Doomsday Argument (was: reasoning under computational limitations)

From: Peter Passaro (ocsrazor@cablecomm-pa.com)
Date: Sun Mar 28 1999 - 12:42:43 MST


Nick Bostrom Wrote:

>Are you aware that this is the same reasoning that gives rise to the
>Doomsday argument? Do you accept that argument? If not, why?

You'll have to excuse my naivete, I have only a cursory understanding of the
Doomsday argument. It seems to me though that this argument can not be
applied to living systems. Because of their special status as self
organizing systems they would seem to fall into another category altogether.
It seems that most of the points made in the doomsday arguement can only be
applied to objects which do not act on themselves.

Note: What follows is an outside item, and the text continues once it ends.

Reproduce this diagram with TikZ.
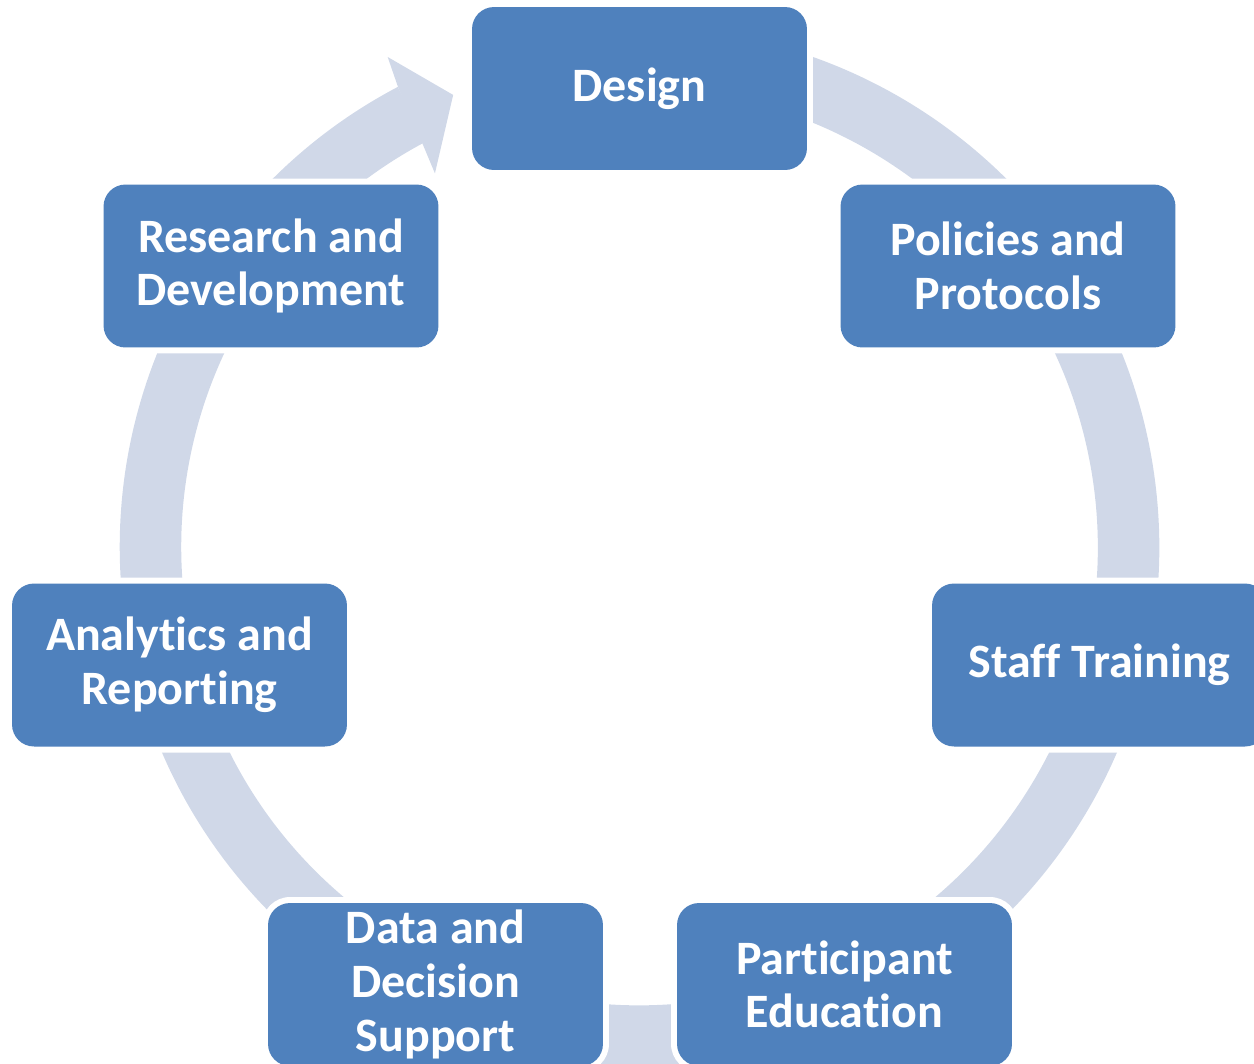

The argument (or a
variation thereof) may actually suggest the opposite conclusion - that
humanity and life itself may reach a point where the likelihood that they
would ever be destroyed is next to nil. There seems to be a general pattern
of increasing complexity in systems such that once a system reaches a level
of sophistication (such as the formation of atoms from subatomic particles)
it becomes highly unlikely that the system will fall apart (every atom in
the universe flies apart into its component parts). I think it likely that
life and humanity and headed along such a path of unstoppable organization.
The only way I can see it actually applying to the number of humans alive as
a finite number is if humanity is superseded by another organism of its own
creation. I will read deeper into the argument but at first glance it only
seems to apply to isolated, inanimate objects.